Can common genetic background modify the expression of inherited cardiomyopathies with opposing phenotypes? In JAMA Cardiology, a cross-sectional analysis evaluated whether polygenic susceptibility modifies cardiac structure, function, and disease risk in hypertrophic cardiomyopathy (HCM) and dilated cardiomyopathy (DCM).
The study included 49,434 participants with available electronic health record and genotyping data. Median age was 57 years (interquartile range [IQR], 42-67 years), and 24,886 participants (50.3%) were male. Normalized polygenic scores (PGSs) for HCM and DCM and carrier status of pathogenic variants in established cardiomyopathy genes were assessed. A higher HCM PGS was associated with a 1.1% increase in left ventricular ejection fraction (LVEF; 95% confidence interval [CI], 0.9 to 1.3; P = 7.3 × 10⁻³¹), a 0.79-mm decrease in left ventricular internal diameter at end-diastole (LVIDd; 95% CI, −0.92 to −0.67; P = 2.3 × 10⁻³⁶), and a 0.18-mm increase in interventricular septal (IVS) thickness (95% CI, 0.14 to 0.22; P = 9.3 × 10⁻¹⁹).

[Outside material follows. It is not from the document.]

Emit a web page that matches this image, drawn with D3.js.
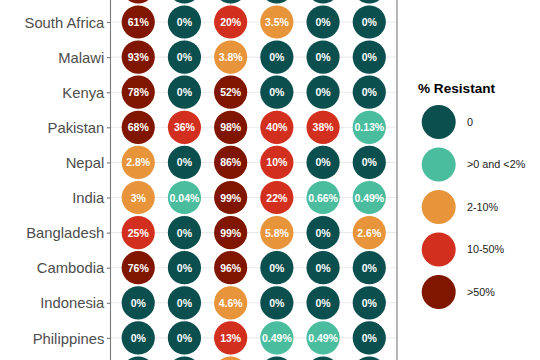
<!DOCTYPE html>
<html>
<head>
<meta charset="utf-8">
<script src="https://cdn.jsdelivr.net/npm/d3@7"></script>
<style>
html,body{margin:0;padding:0;background:#fff;}
svg{display:block;}
</style>
</head>
<body>
<svg id="chart" width="540" height="360"></svg>
<script>
// ---- data ----
const countries = ["Zimbabwe","South Africa","Malawi","Kenya","Pakistan","Nepal","India","Bangladesh","Cambodia","Indonesia","Philippines","Fiji"];
const drugs = ["Ampicillin","Chloramphenicol","Ciprofloxacin","Ceftriaxone","Azithromycin","Carbapenem"];
const zimbabwe    = [80, 0, 0, 0, 0, 0];
const southAfrica = [61, 0, 20, 3.5, 0, 0];
const malawi      = [93, 0, 3.8, 0, 0, 0];
const kenya       = [78, 0, 52, 0, 0, 0];
const pakistan    = [68, 36, 98, 40, 38, 0.13];
const nepal       = [2.8, 0, 86, 10, 0, 0];
const india       = [3, 0.04, 99, 22, 0.66, 0.49];
const bangladesh  = [25, 0, 99, 5.8, 0, 2.6];
const cambodia    = [76, 0, 96, 0, 0, 0];
const indonesia   = [0, 0, 4.6, 0, 0, 0];
const philippines = [0, 0, 13, 0.49, 0.49, 0];
const fiji        = [0, 0, 5, 0, 0, 0];
const seriesValues = [zimbabwe, southAfrica, malawi, kenya, pakistan, nepal, india, bangladesh, cambodia, indonesia, philippines, fiji];
const legendLabels = ["0", ">0 and <2%", "2-10%", "10-50%", ">50%"];
const legendTitle = "% Resistant";

// ---- styling ----
const binColors = ["#0b4f4f", "#4bbd9f", "#e8943a", "#d32f1e", "#801500"];
function bin(v){
  if (v === 0) return 0;
  if (v < 2) return 1;
  if (v < 10) return 2;
  if (v <= 50) return 3;
  return 4;
}

const cells = [];
countries.forEach((c, i) => drugs.forEach((d, j) => cells.push({country: c, drug: d, value: seriesValues[i][j]})));

const W = 540, H = 360;
const svg = d3.select("#chart");
const panelLeft = 110.5, panelRight = 397;
const x = d3.scalePoint().domain(drugs).range([panelLeft, panelRight]).padding(0.6);
const y = d3.scalePoint().domain(countries).range([-13.1, 373.0]);
const r = 16.6;
const inView = c => y(c) > 0 && y(c) < H;

// grid
svg.append("g").selectAll("line").data(countries).join("line")
  .attr("x1", panelLeft).attr("x2", panelRight)
  .attr("y1", d => y(d)).attr("y2", d => y(d))
  .attr("stroke", "#ebebeb").attr("stroke-width", 1.1);
svg.append("g").selectAll("line").data(drugs).join("line")
  .attr("x1", d => x(d)).attr("x2", d => x(d))
  .attr("y1", -40).attr("y2", 400)
  .attr("stroke", "#ebebeb").attr("stroke-width", 1.1);

// circles
svg.append("g").selectAll("circle").data(cells).join("circle")
  .attr("cx", d => x(d.drug)).attr("cy", d => y(d.country)).attr("r", r)
  .attr("fill", d => binColors[bin(d.value)]);

// values (rows whose centre lies outside the window are cropped away, as in the reference)
svg.append("g").selectAll("text").data(cells.filter(d => inView(d.country))).join("text")
  .attr("x", d => x(d.drug)).attr("y", d => y(d.country))
  .attr("text-anchor", "middle").attr("dominant-baseline", "central")
  .attr("font-family", "Liberation Sans, Arial, sans-serif")
  .attr("font-weight", "bold").attr("font-size", "10.5px")
  .attr("fill", "#ffffff")
  .text(d => d.value + "%");

// panel border
svg.append("line").attr("x1", panelLeft).attr("x2", panelLeft).attr("y1", -20).attr("y2", 380)
  .attr("stroke", "#7a7a7a").attr("stroke-width", 1.1);
svg.append("line").attr("x1", panelRight).attr("x2", panelRight).attr("y1", -20).attr("y2", 380)
  .attr("stroke", "#7a7a7a").attr("stroke-width", 1.1);

// y axis
const yAxis = d3.axisLeft(y).tickSize(3.7).tickPadding(2.5);
const gy = svg.append("g").attr("transform", `translate(${panelLeft},0)`).call(yAxis);
gy.select(".domain").remove();
gy.selectAll(".tick line").attr("stroke", "#7a7a7a").attr("stroke-width", 1.1);
gy.selectAll(".tick text")
  .attr("font-family", "Liberation Sans, Arial, sans-serif")
  .attr("font-size", "14.8px").attr("fill", "#4d4d4d")
  .attr("dy", "0.35em");
gy.selectAll(".tick").filter(d => !inView(d)).select("text").remove();

// legend
const lg = svg.append("g");
lg.append("text").attr("x", 418).attr("y", 93)
  .attr("font-family", "Liberation Sans, Arial, sans-serif")
  .attr("font-weight", "bold").attr("font-size", "13.6px").attr("fill", "#000")
  .text(legendTitle);
const ly = d3.scalePoint().domain(legendLabels).range([122, 292]);
lg.selectAll("circle").data(legendLabels).join("circle")
  .attr("cx", 438.7).attr("cy", d => ly(d)).attr("r", 17)
  .attr("fill", (d, i) => binColors[i]);
lg.selectAll("text.lab").data(legendLabels).join("text").attr("class", "lab")
  .attr("x", 467).attr("y", d => ly(d)).attr("dy", "0.35em")
  .attr("font-family", "Liberation Sans, Arial, sans-serif")
  .attr("font-size", "10.8px").attr("fill", "#1a1a1a")
  .text(d => d);
</script>
</body>
</html>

A 1-standard deviation increase in DCM PGS was associated with a 2.0% decrease in LVEF (95% CI, −2.2 to −1.8; P = 3.3 × 10⁻⁸³) and a 1.0-mm increase in LVIDd (95% CI, 0.93 to 1.1; P = 3.2 × 10⁻⁷⁸) and was not significantly associated with IVS thickness (estimate, −1.3 × 10⁻³ mm; 95% CI, −0.04 to 0.03; P = .94). Higher HCM PGS was associated with increased odds of HCM (odds ratio [OR], 1.8; 95% CI, 1.6-2.0; P = 9.6 × 10⁻²⁵) and reduced odds of DCM (OR, 0.69; 95% CI, 0.64-0.74; P = 4.3 × 10⁻²²), whereas higher DCM PGS showed the opposite pattern. Inclusion of either HCM or DCM PGS improved discrimination of disease models beyond age, sex, and monogenic variant status.
These findings show that HCM and DCM risk are modified by an opposing polygenic background spectrum.